As a research field, communication ethics is both critical and productive. Researchers in communication ethics question and analyze ethical frameworks, perspectives, communication decisions, and communicative acts in order to offer a fresh ethical perspective or outcome. To engage in communication ethics research is to exhibit concern for how communication choices are made and carried out.

This entry first reviews the history of communication ethics theories and then examines the contexts of communication ethics. Four approaches to researching communication ethics are then investigated, followed by a look at the relevance of communication ethics.

History of Communication Ethics Theories

The study of communication ethics began with Aristotle’s Nicomachean Ethics, a treatise on how individuals and communities can develop virtues, or qualities deemed inherently good. This was especially important in ancient Greece where there was a concern about the best means of using speech to persuade others on public issues. Qualities such as courage, temperance, truthfulness, and justice were expounded upon. Other virtue ethics perspectives have emerged from Confucianism, Taoism, Buddhism, Hindu scriptures, Egyptian wisdom literature, 12th-century Roman Christianity, Enlightenment thinkers, and the 18th-century founders of American democracy. Recent work in this area has focused on practical action, or phronesis (Alisdair McIntyre), and compassion in the civic and public sphere (Martha Nussbaum).

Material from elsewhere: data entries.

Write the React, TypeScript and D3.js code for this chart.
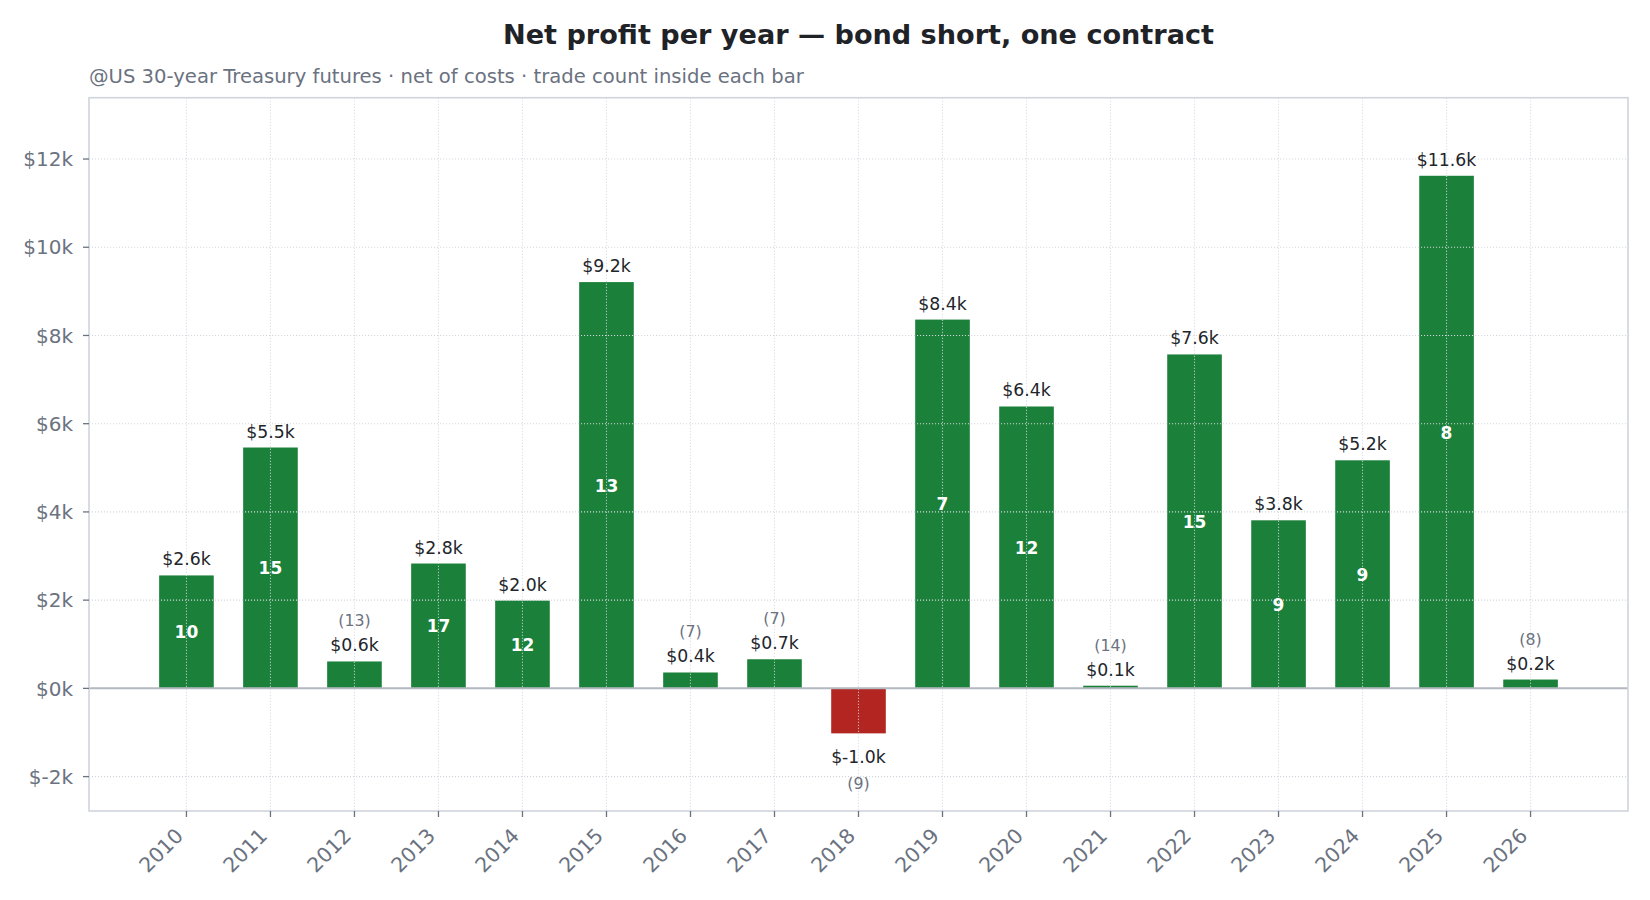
import * as d3 from "d3";

// ── Data ──────────────────────────────────────────────────────
const YEARS = [
  "2010", "2011", "2012", "2013", "2014", "2015", "2016", "2017", "2018",
  "2019", "2020", "2021", "2022", "2023", "2024", "2025", "2026",
];
const NET_PROFIT = [
  2560, 5460, 610, 2830, 1990, 9210, 360, 660, -1020,
  8360, 6390, 60, 7570, 3810, 5170, 11620, 200,
];
const TRADES = [10, 15, 13, 17, 12, 13, 7, 7, 9, 7, 12, 14, 15, 9, 9, 8, 8];
const Y_TICKS = [-2000, 0, 2000, 4000, 6000, 8000, 10000, 12000];

const TITLE = "Net profit per year — bond short, one contract";
const SUBTITLE = "@US 30-year Treasury futures · net of costs · trade count inside each bar";

// ── Geometry ──────────────────────────────────────────────────
const W = 1650;
const H = 900;
const PLOT = { left: 89, right: 1628, top: 97.7, bottom: 811 };
const FONT = "'DejaVu Sans', Verdana, sans-serif";
const GREEN = "#1b8039";
const RED = "#b22520";
const GREY = "#6b7280";
const INK = "#22252a";
const INSIDE_MIN = 1500; // bars taller than this carry their count inside

export default function App() {
  const x = d3
    .scaleBand<string>()
    .domain(YEARS)
    .range([PLOT.left, PLOT.right])
    .paddingInner(0.35)
    .paddingOuter(0.835);
  const y = d3.scaleLinear().domain([-2780, 13390]).range([PLOT.bottom, PLOT.top]);
  const cx = (yr: string) => (x(yr) as number) + x.bandwidth() / 2;
  const y0 = y(0);

  const fmtVal = (v: number) => `$${(v / 1000).toFixed(1)}k`;
  const fmtTick = (v: number) => `$${v / 1000}k`;

  return (
    <div>
      <style>{`body{margin:0;background:#fff}`}</style>
      <svg width={W} height={H} style={{ display: "block", fontFamily: FONT }}>
        <rect width={W} height={H} fill="#fff" />

        {/* Title block */}
        <text x={(PLOT.left + PLOT.right) / 2} y={44} textAnchor="middle"
          fontSize={27.1} fontWeight="bold" fill="#1f2328">
          {TITLE}
        </text>
        <text x={PLOT.left} y={83} fontSize={19.6} fill={GREY}>
          {SUBTITLE}
        </text>

        {/* Bars */}
        {YEARS.map((yr, i) => {
          const v = NET_PROFIT[i];
          const top = Math.min(y(v), y0);
          return (
            <rect key={`b-${yr}`} x={x(yr)} y={top} width={x.bandwidth()}
              height={Math.abs(y(v) - y0)} fill={v >= 0 ? GREEN : RED} />
          );
        })}

        {/* Dotted grid, drawn over the bars */}
        {Y_TICKS.map((t) => (
          <line key={`gy-${t}`} x1={PLOT.left} x2={PLOT.right} y1={y(t)} y2={y(t)}
            stroke="#d3d7dd" strokeWidth={1.1} strokeDasharray="1.1,1.9" />
        ))}
        {YEARS.map((yr) => (
          <line key={`gx-${yr}`} x1={cx(yr)} x2={cx(yr)} y1={PLOT.top} y2={PLOT.bottom}
            stroke="#d3d7dd" strokeWidth={1.1} strokeDasharray="1.1,1.9" />
        ))}

        {/* Zero line */}
        <line x1={PLOT.left} x2={PLOT.right} y1={y0} y2={y0} stroke="#b4b9c1" strokeWidth={2} />

        {/* Frame */}
        <rect x={PLOT.left} y={PLOT.top} width={PLOT.right - PLOT.left}
          height={PLOT.bottom - PLOT.top} fill="none" stroke="#d0d5dc" strokeWidth={1.6} />

        {/* Y axis */}
        {Y_TICKS.map((t) => (
          <g key={`yt-${t}`}>
            <line x1={PLOT.left - 6} x2={PLOT.left} y1={y(t)} y2={y(t)} stroke={GREY} strokeWidth={1.3} />
            <text x={PLOT.left - 16} y={y(t) + 7.2} textAnchor="end" fontSize={20} fill={GREY}>
              {fmtTick(t)}
            </text>
          </g>
        ))}

        {/* X axis */}
        {YEARS.map((yr) => {
          const tx = cx(yr);
          const ox = tx - 7;
          const oy = PLOT.bottom + 21;
          return (
            <g key={`xt-${yr}`}>
              <line x1={tx} x2={tx} y1={PLOT.bottom} y2={PLOT.bottom + 6} stroke={GREY} strokeWidth={1.3} />
              <text x={ox} y={oy} textAnchor="end" fontSize={20.4} fill={GREY} dy="0.35em"
                transform={`rotate(-45, ${ox}, ${oy})`}>
                {yr}
              </text>
            </g>
          );
        })}

        {/* Labels */}
        {YEARS.map((yr, i) => {
          const v = NET_PROFIT[i];
          const n = TRADES[i];
          const px = cx(yr);
          const inside = Math.abs(v) >= INSIDE_MIN;
          const valY = v >= 0 ? y(v) - 10 : y(v) + 29.6;
          const cntY = v >= 0 ? valY - 25 : valY + 26;
          return (
            <g key={`l-${yr}`}>
              <text x={px} y={valY} textAnchor="middle" fontSize={17.3} fill={INK}>
                {fmtVal(v)}
              </text>
              {inside ? (
                <text x={px} y={(y(v) + y0) / 2 + 6.5} textAnchor="middle" fontSize={17}
                  fontWeight="bold" fill="#fff">
                  {n}
                </text>
              ) : (
                <text x={px} y={cntY} textAnchor="middle" fontSize={15.8} fill={GREY}>
                  ({n})
                </text>
              )}
            </g>
          );
        })}
      </svg>
    </div>
  );
}
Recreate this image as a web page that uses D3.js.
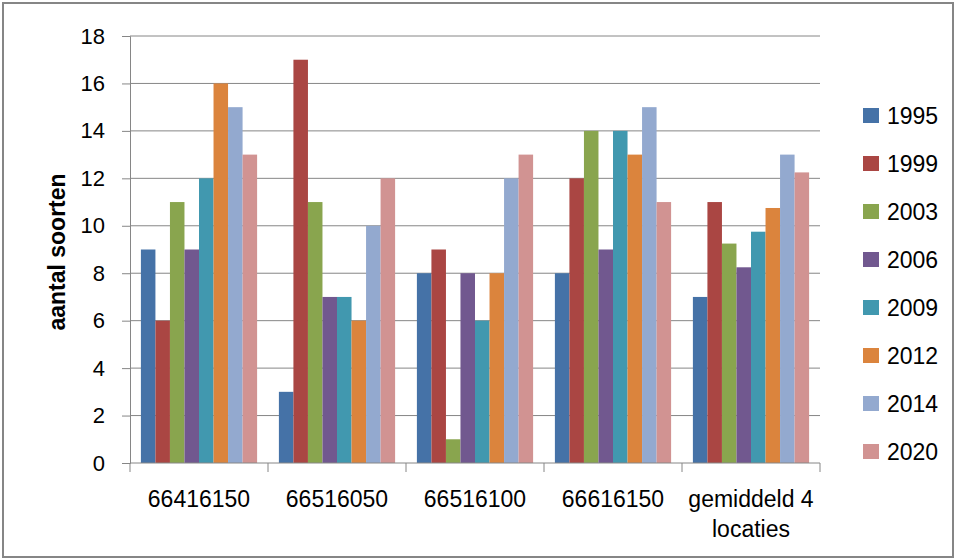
<!DOCTYPE html>
<html><head><meta charset="utf-8">
<script src="https://cdn.jsdelivr.net/npm/d3@7"></script>
<style>body{margin:0;background:#fff}</style>
</head><body>
<svg id="c" width="956" height="560"></svg>
<script>
const categories = ["66416150", "66516050", "66516100", "66616150", "gemiddeld 4 locaties"];
const years = ["1995", "1999", "2003", "2006", "2009", "2012", "2014", "2020"];
const s1995 = [9, 3, 8, 8, 7];
const s1999 = [6, 17, 9, 12, 11];
const s2003 = [11, 11, 1, 14, 9.25];
const s2006 = [9, 7, 8, 9, 8.25];
const s2009 = [12, 7, 6, 14, 9.75];
const s2012 = [16, 6, 8, 13, 10.75];
const s2014 = [15, 10, 12, 15, 13];
const s2020 = [13, 12, 13, 11, 12.25];
const yTicks = [0, 2, 4, 6, 8, 10, 12, 14, 16, 18];
const colors = ["#4572A7", "#AA4643", "#89A54E", "#71588F", "#4198AF", "#DB843D", "#93A9CF", "#D19392"];

(function () {
const series = [s1995, s1999, s2003, s2006, s2009, s2012, s2014, s2020];
const font = "'Liberation Sans', Arial, sans-serif";
const svg = d3.select("#c");
svg.append("rect").attr("x", 3).attr("y", 3).attr("width", 950).attr("height", 554)
  .attr("fill", "#fff").attr("stroke", "#868686").attr("stroke-width", 2);

const mLeft = 130, mRight = 820, mTop = 36, mBottom = 463;
const x0 = d3.scaleBand().domain(categories).range([mLeft, mRight]).paddingInner(0).paddingOuter(0);
const x1 = d3.scaleBand().domain(years).range([0, x0.bandwidth()]).paddingOuter(0.75).paddingInner(0);
const y = d3.scaleLinear().domain([0, 18]).range([mBottom, mTop]);

svg.append("g").selectAll("line").data(yTicks.filter(d => d > 0)).join("line")
  .attr("x1", mLeft).attr("x2", mRight).attr("y1", d => y(d)).attr("y2", d => y(d))
  .attr("stroke", "#868686").attr("stroke-width", 1);

const ya = svg.append("g").attr("transform", `translate(${mLeft},0)`)
  .call(d3.axisLeft(y).tickValues(yTicks).tickSize(8).tickPadding(17));
ya.select(".domain").attr("stroke", "#868686");
ya.selectAll(".tick line").attr("stroke", "#868686");
ya.selectAll("text").attr("font-family", font).attr("font-size", 22).attr("fill", "#000");

const g = svg.append("g");
categories.forEach((c, ci) => {
  years.forEach((yr, si) => {
    const v = series[si][ci];
    g.append("rect")
      .attr("x", x0(c) + x1(yr)).attr("width", x1.bandwidth())
      .attr("y", y(v)).attr("height", y(0) - y(v))
      .attr("fill", colors[si]);
  });
});

const xa = svg.append("g").attr("transform", `translate(0,${mBottom})`);
xa.append("line").attr("x1", mLeft).attr("x2", mRight).attr("stroke", "#868686");
const bounds = categories.map(c => x0(c)).concat([mRight]);
xa.selectAll("line.t").data(bounds).join("line").attr("class", "t")
  .attr("x1", d => d).attr("x2", d => d).attr("y1", 0).attr("y2", 9).attr("stroke", "#868686");
categories.forEach(c => {
  const cx = x0(c) + x0.bandwidth() / 2;
  const parts = c === "gemiddeld 4 locaties" ? ["gemiddeld 4", "locaties"] : [c];
  parts.forEach((p, i) => {
    xa.append("text").attr("x", cx).attr("y", 44 + i * 30).attr("text-anchor", "middle")
      .attr("font-family", font).attr("font-size", 23).attr("fill", "#000").text(p);
  });
});

svg.append("text").attr("transform", "translate(65,252) rotate(-90)").attr("text-anchor", "middle")
  .attr("font-family", font).attr("font-size", 23).attr("font-weight", "bold").text("aantal soorten");

const lg = svg.append("g");
years.forEach((yr, i) => {
  const cy = 115.5 + i * 48;
  lg.append("rect").attr("x", 863).attr("y", cy - 7.5).attr("width", 16).attr("height", 15).attr("fill", colors[i]);
  lg.append("text").attr("x", 887).attr("y", cy + 8).attr("font-family", font).attr("font-size", 23)
    .attr("fill", "#000").text(yr);
});
})();
</script>
</body></html>
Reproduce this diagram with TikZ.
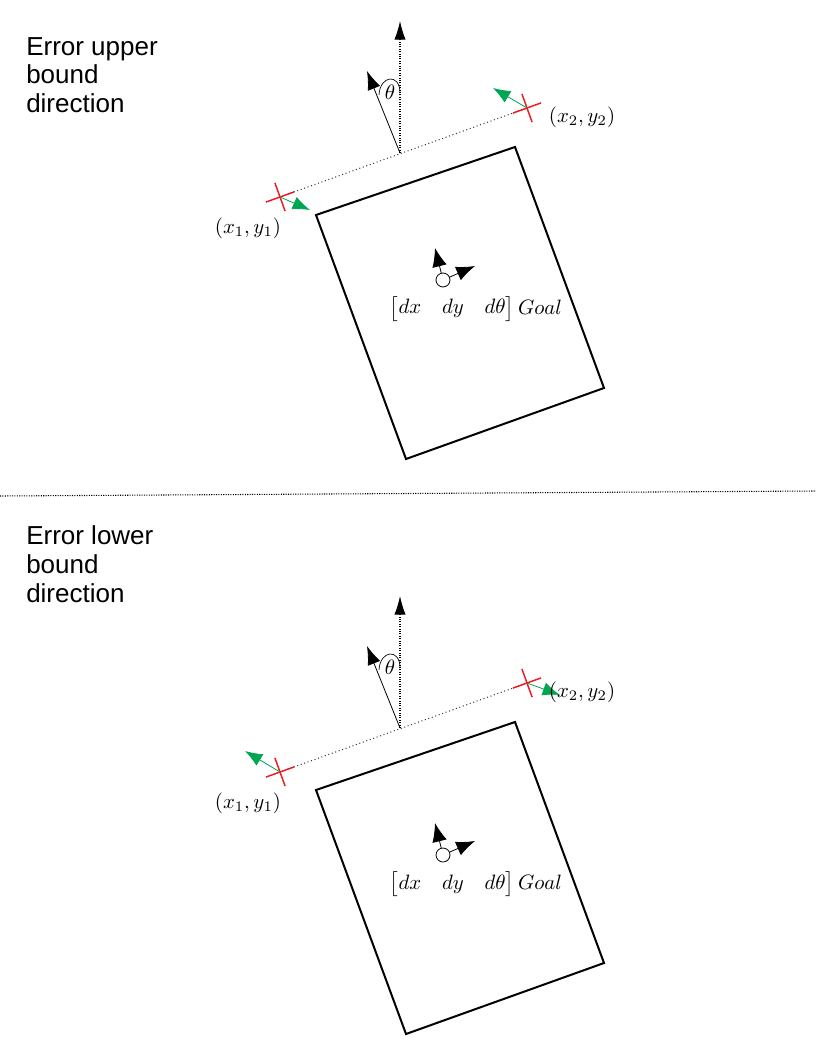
\documentclass[tikz,border=0pt]{standalone}
\usepackage{amsmath}
\usepackage{fontspec}
\newfontfamily\sidefont{Liberation Sans}
\usetikzlibrary{arrows.meta,calc}
\definecolor{crossred}{RGB}{237,28,36}
\definecolor{errgreen}{RGB}{0,166,81}
\tikzset{
  boxline/.style={line width=1.5pt, line join=miter},
  axisarrow/.style={densely dotted, line width=0.8pt, -{Latex[length=14pt,width=8.5pt]}},
  headingarrow/.style={line width=0.6pt, -{Latex[length=14pt,width=10pt]}},
  baseline/.style={dotted, line width=0.75pt, black!80},
  crossline/.style={crossred, line width=1.1pt},
  greenarrow/.style={errgreen, line width=0.6pt, -{Latex[length=13pt,width=10pt]}},
  goalarrow/.style={line width=0.6pt, -{Latex[length=14pt,width=11pt]}},
  mathlabel/.style={inner sep=0pt, scale=1.56},
  sidetext/.style={font=\sidefont\fontsize{19.5}{21.75}\selectfont, align=left, inner sep=0pt, anchor=base west},
}
\newcommand\drawpanel[4]{%
  \begin{scope}[shift={(0,#2)}]
    \coordinate (#1b) at (400,153);
    \coordinate (#1p1) at (280,197);
    \coordinate (#1p2) at (527,108);
    \coordinate (#1top) at (400,21);
    \coordinate (#1th) at (367,71);
    \coordinate (#1g1) at (#3);
    \coordinate (#1g2) at (#4);
    \draw[boxline] (316,215) -- (515,147) -- (604,388) -- (406,459) -- cycle;
    \draw[baseline] (#1p1) -- (#1p2);
    \draw[axisarrow] (#1b) -- (#1top);
    \draw[headingarrow] (#1b) -- (#1th);
    \draw[line width=0.5pt] (379,95) .. controls (380,75) and (400,73) .. (400,93);
    \node[mathlabel] (#1theta) at (390,92) {$\theta$};
    \draw[crossline] ($(#1p1)+(-14.1,5.1)$) -- ($(#1p1)+(14.1,-5.1)$);
    \draw[crossline] ($(#1p1)+(-5.1,-14.1)$) -- ($(#1p1)+(5.1,14.1)$);
    \draw[crossline] ($(#1p2)+(-14.1,5.1)$) -- ($(#1p2)+(14.1,-5.1)$);
    \draw[crossline] ($(#1p2)+(-5.1,-14.1)$) -- ($(#1p2)+(5.1,14.1)$);
    \draw[greenarrow] (#1p1) -- (#1g1);
    \draw[greenarrow] (#1p2) -- (#1g2);
    \node[mathlabel] (#1l1) at (248,228) {$(x_1,y_1)$};
    \node[mathlabel] (#1l2) at (582,117) {$(x_2,y_2)$};
    \node[draw, circle, line width=0.6pt, minimum size=10.5pt, inner sep=0pt] (#1goal) at (443,280) {};
    \coordinate (#1gu) at (435,248);
    \coordinate (#1gr) at (475,266);
    \draw[goalarrow] (#1goal) -- (#1gu);
    \draw[goalarrow] (#1goal) -- (#1gr);
    \node[mathlabel] (#1goaltext) at (476,309) {$\begin{bmatrix} dx & dy & d\theta\end{bmatrix} Goal$};
  \end{scope}}
\begin{document}
\begin{tikzpicture}[x=0.75pt,y=-0.75pt]
  \useasboundingbox (0,0) rectangle (816,1056);
  \node[sidetext] (uppertext) at (26,113) {Error upper\\bound\\direction};
  \node[sidetext] (lowertext) at (26,602) {Error lower\\bound\\direction};
  \coordinate (divL) at (0,496);
  \coordinate (divR) at (816,491);
  \draw[densely dotted, line width=0.8pt] (divL) -- (divR);
  \drawpanel{u}{0}{310,210}{493,88}
  \drawpanel{d}{575}{245,176}{560,120}
\end{tikzpicture}
\end{document}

Another important perspective is deontological, or duty-based, ethics. This perspective, by German philosopher Immanual Kant, suggests that ethical behavior is based on duties and moral obligations to a universal law. Based on reason, Kant outlined a “categorical imperative” in which a person should act based on principles that she or he would want everyone else to act from in all situations. Kant also suggested we should never treat people as a means to an end, but always as an end in and of themselves. These formulations are not negotiable regardless of the person, relationship, or situation; they should never be changed or modified. They are absolute, both universal and inviolable, making ethics a duty to follow these principles. Duty ethics can be religious (e.g., The Ten Commandments), claim natural/inherent rights (e.g., United Nations Universal Declaration of Human Rights), or form the basis for social-contract theories (Jean-Jacques Rousseau).